It all started in 2013 when researchers from the Massachusetts Institute of Technology (MIT) and Harvard University observed pairs of photons -- particles of light -- interacting with each other and creating a new state of matter. Now, the same researchers have found that similar interactions can also take place in groups of three photons to eventually form a completely new kind of photonic matter that can be used in quantum computing, and perhaps even make sci-fi lightsabers a reality.
The newly created form of light can be explained by the example of lightsabers used in the imaginary universe of Star Wars. The photons in those fictional lightsaber beams would crash into each other, but photons in two normal light beams from flashlights would simply pass through each other, without making any interaction.
As part of their research, the scientists passed a weak laser beam through a thick cloud of cold rubidium atoms and managed to make the photons intermingle and bind together in pairs and in groups of three, instead of exiting the cloud as single randomly-spaced photons. The results clearly suggested that some kind of interaction was going on among the light particles.

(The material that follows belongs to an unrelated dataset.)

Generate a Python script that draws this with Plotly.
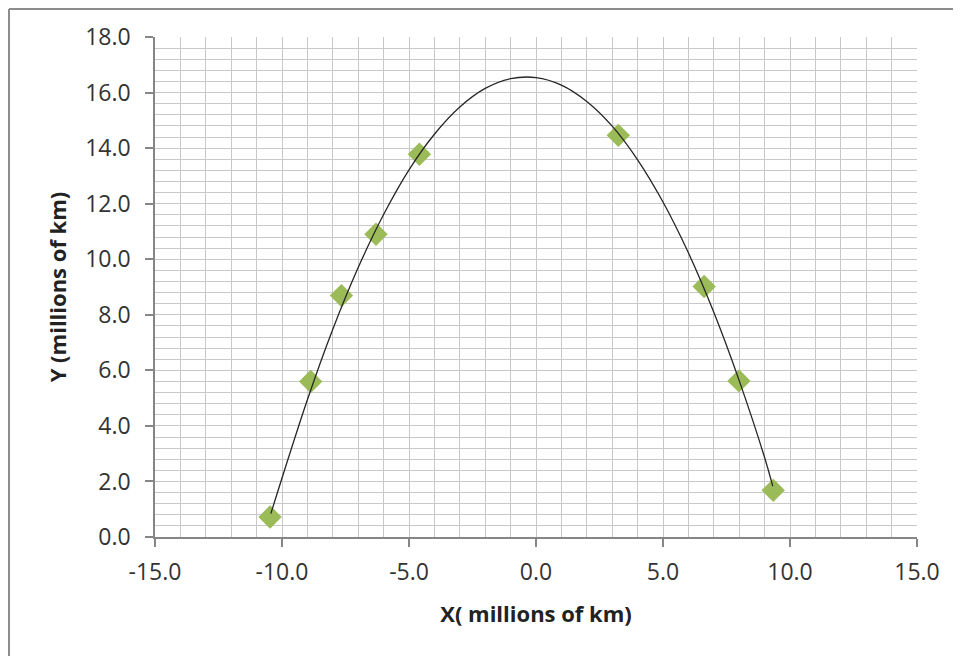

Although the entire interaction within the atom cloud took place in just over a millionth of a second, the photons remained bound together, even after they traveled out of the cloud. This means that the photons were strongly entangled, which is considered to be a vital property for any quantum computing bit.
Unlike normal photons that do not have mass and travel at a speed of 300,000 kilometers per second, the entangled photons apparently acquired some mass, which was equivalent to a fraction of an electron's mass. These bound photons were also found to be relatively slow, traveling at a speed 100,000 times slower than that of normal photons.
The results, published in the journal Science on Friday, February 17, proved that photons could indeed attract each other. The researchers, therefore, believed that if photons can be made to interact in other ways, they may be harnessed to perform incredibly complex quantum computations extremely fast.
"Photons can travel very fast over long distances, and people have been using light to transmit information, such as in optical fibers," MIT physics professor, Vladan Vuletic, said in a statement. "If photons can influence one another, then if you can entangle these photons, and we've done that, you can use them to distribute quantum information in an interesting and useful way."
The researchers now plan to look for ways to investigate other interactions such as repulsion, in which photons may scatter off each other like billiard balls.
"With repulsion of photons, can they be such that they form a regular pattern, like a crystal of light? Or will something else happen? It's very uncharted territory," Vuletic said.